→ WRITTEN EXERCISE:
Output every line of the material exactly, omitting images.

→ COLLECTED MATERIAL:
= = =

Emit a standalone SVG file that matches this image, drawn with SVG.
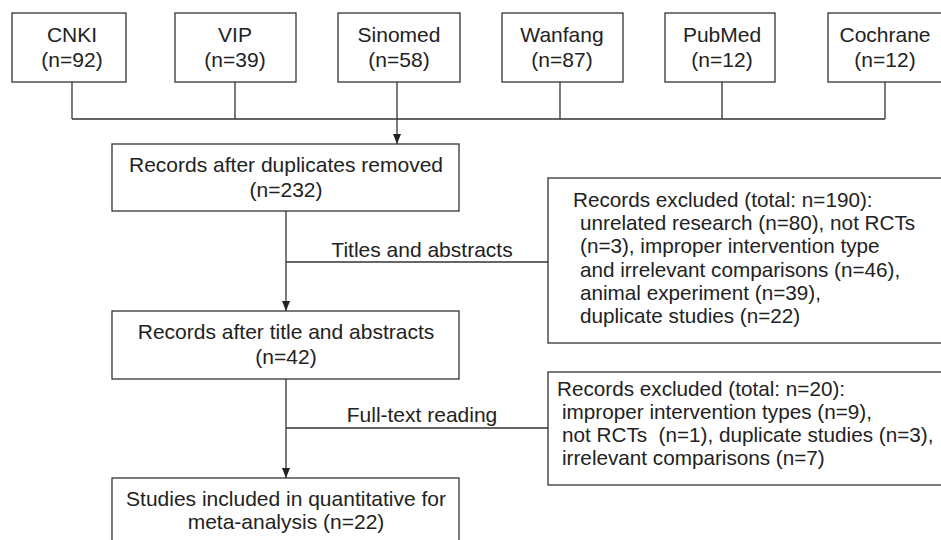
<svg xmlns="http://www.w3.org/2000/svg" width="941" height="540" viewBox="0 0 941 540">
<defs>
<style>
.box{fill:#fff;stroke:#333;stroke-width:1.3}
.ln{fill:none;stroke:#333;stroke-width:1.3}
text{font-family:"Liberation Sans",Arial,sans-serif;font-size:21px;fill:#222}
.c{text-anchor:middle}
.ex{font-size:20.7px;white-space:pre}
</style>
<marker id="ah" viewBox="0 0 10 8" refX="10" refY="4" markerWidth="10" markerHeight="8" markerUnits="userSpaceOnUse" orient="auto">
<path d="M0,0 L10,4 L0,8 Z" fill="#222"/>
</marker>
</defs>
<rect width="941" height="540" fill="#fff"/>
<g id="connectors">
<path class="ln" d="M72,82 V119 M235,82 V119 M560,82 V119 M722,82 V119 M885,82 V119 M72,119 H885"/>
<path class="ln" d="M397,82 V144" marker-end="url(#ah)"/>
<path class="ln" d="M286,211 V311" marker-end="url(#ah)"/>
<path class="ln" d="M286,262 H548"/>
<path class="ln" d="M286,379 V478" marker-end="url(#ah)"/>
<path class="ln" d="M286,428 H548"/>
<text class="c" x="422" y="257">Titles and abstracts</text>
<text class="c" x="422" y="422">Full-text reading</text>
</g>
<g id="cnki"><rect class="box" x="12" y="13" width="114" height="69"/><text class="c" x="72" y="42">CNKI</text><text class="c" x="72" y="67">(n=92)</text></g>
<g id="vip"><rect class="box" x="175" y="13" width="121" height="69"/><text class="c" x="235" y="42">VIP</text><text class="c" x="235" y="67">(n=39)</text></g>
<g id="sinomed"><rect class="box" x="338" y="13" width="122" height="69"/><text class="c" x="399" y="42">Sinomed</text><text class="c" x="399" y="67">(n=58)</text></g>
<g id="wanfang"><rect class="box" x="502" y="13" width="121" height="69"/><text class="c" x="562" y="42">Wanfang</text><text class="c" x="562" y="67">(n=87)</text></g>
<g id="pubmed"><rect class="box" x="665" y="13" width="110" height="69"/><text class="c" x="722" y="42">PubMed</text><text class="c" x="722" y="67">(n=12)</text></g>
<g id="cochrane"><rect class="box" x="828" y="13" width="130" height="69"/><text class="c" x="885" y="42">Cochrane</text><text class="c" x="885" y="67">(n=12)</text></g>
<g id="dedup"><rect class="box" x="112" y="144" width="347" height="67"/><text class="c" x="286" y="172">Records after duplicates removed</text><text class="c" x="286" y="197">(n=232)</text></g>
<g id="excluded1"><rect class="box" x="548" y="178" width="410" height="165"/>
<text class="ex" x="573" y="207">Records excluded (total: n=190):</text>
<text class="ex" x="580" y="230">unrelated research (n=80), not RCTs</text>
<text class="ex" x="580" y="253">(n=3), improper intervention type</text>
<text class="ex" x="580" y="277">and irrelevant comparisons (n=46),</text>
<text class="ex" x="580" y="300">animal experiment (n=39),</text>
<text class="ex" x="580" y="323">duplicate studies (n=22)</text>
</g>
<g id="titleabs"><rect class="box" x="112" y="311" width="347" height="68"/><text class="c" x="286" y="339">Records after title and abstracts</text><text class="c" x="286" y="364">(n=42)</text></g>
<g id="excluded2"><rect class="box" x="548" y="372" width="410" height="113"/>
<text class="ex" x="557" y="396">Records excluded (total: n=20):</text>
<text class="ex" x="562" y="419">improper intervention types (n=9),</text>
<text class="ex" x="562" y="442" xml:space="preserve">not RCTs  (n=1), duplicate studies (n=3),</text>
<text class="ex" x="562" y="465">irrelevant comparisons (n=7)</text>
</g>
<g id="included"><rect class="box" x="112" y="478" width="347" height="80"/><text class="c" x="286" y="506">Studies included in quantitative for</text><text class="c" x="286" y="529">meta-analysis (n=22)</text></g>
</svg>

= = =

→ THE RESPONSE:
Emit a standalone SVG file that matches this image, drawn with SVG.
<svg xmlns="http://www.w3.org/2000/svg" width="941" height="540" viewBox="0 0 941 540">
<defs>
<style>
.box{fill:#fff;stroke:#333;stroke-width:1.3}
.ln{fill:none;stroke:#333;stroke-width:1.3}
text{font-family:"Liberation Sans",Arial,sans-serif;font-size:21px;fill:#222}
.c{text-anchor:middle}
.ex{font-size:20.7px;white-space:pre}
</style>
<marker id="ah" viewBox="0 0 10 8" refX="10" refY="4" markerWidth="10" markerHeight="8" markerUnits="userSpaceOnUse" orient="auto">
<path d="M0,0 L10,4 L0,8 Z" fill="#222"/>
</marker>
</defs>
<rect width="941" height="540" fill="#fff"/>
<g id="connectors">
<path class="ln" d="M72,82 V119 M235,82 V119 M560,82 V119 M722,82 V119 M885,82 V119 M72,119 H885"/>
<path class="ln" d="M397,82 V144" marker-end="url(#ah)"/>
<path class="ln" d="M286,211 V311" marker-end="url(#ah)"/>
<path class="ln" d="M286,262 H548"/>
<path class="ln" d="M286,379 V478" marker-end="url(#ah)"/>
<path class="ln" d="M286,428 H548"/>
<text class="c" x="422" y="257">Titles and abstracts</text>
<text class="c" x="422" y="422">Full-text reading</text>
</g>
<g id="cnki"><rect class="box" x="12" y="13" width="114" height="69"/><text class="c" x="72" y="42">CNKI</text><text class="c" x="72" y="67">(n=92)</text></g>
<g id="vip"><rect class="box" x="175" y="13" width="121" height="69"/><text class="c" x="235" y="42">VIP</text><text class="c" x="235" y="67">(n=39)</text></g>
<g id="sinomed"><rect class="box" x="338" y="13" width="122" height="69"/><text class="c" x="399" y="42">Sinomed</text><text class="c" x="399" y="67">(n=58)</text></g>
<g id="wanfang"><rect class="box" x="502" y="13" width="121" height="69"/><text class="c" x="562" y="42">Wanfang</text><text class="c" x="562" y="67">(n=87)</text></g>
<g id="pubmed"><rect class="box" x="665" y="13" width="110" height="69"/><text class="c" x="722" y="42">PubMed</text><text class="c" x="722" y="67">(n=12)</text></g>
<g id="cochrane"><rect class="box" x="828" y="13" width="130" height="69"/><text class="c" x="885" y="42">Cochrane</text><text class="c" x="885" y="67">(n=12)</text></g>
<g id="dedup"><rect class="box" x="112" y="144" width="347" height="67"/><text class="c" x="286" y="172">Records after duplicates removed</text><text class="c" x="286" y="197">(n=232)</text></g>
<g id="excluded1"><rect class="box" x="548" y="178" width="410" height="165"/>
<text class="ex" x="573" y="207">Records excluded (total: n=190):</text>
<text class="ex" x="580" y="230">unrelated research (n=80), not RCTs</text>
<text class="ex" x="580" y="253">(n=3), improper intervention type</text>
<text class="ex" x="580" y="277">and irrelevant comparisons (n=46),</text>
<text class="ex" x="580" y="300">animal experiment (n=39),</text>
<text class="ex" x="580" y="323">duplicate studies (n=22)</text>
</g>
<g id="titleabs"><rect class="box" x="112" y="311" width="347" height="68"/><text class="c" x="286" y="339">Records after title and abstracts</text><text class="c" x="286" y="364">(n=42)</text></g>
<g id="excluded2"><rect class="box" x="548" y="372" width="410" height="113"/>
<text class="ex" x="557" y="396">Records excluded (total: n=20):</text>
<text class="ex" x="562" y="419">improper intervention types (n=9),</text>
<text class="ex" x="562" y="442" xml:space="preserve">not RCTs  (n=1), duplicate studies (n=3),</text>
<text class="ex" x="562" y="465">irrelevant comparisons (n=7)</text>
</g>
<g id="included"><rect class="box" x="112" y="478" width="347" height="80"/><text class="c" x="286" y="506">Studies included in quantitative for</text><text class="c" x="286" y="529">meta-analysis (n=22)</text></g>
</svg>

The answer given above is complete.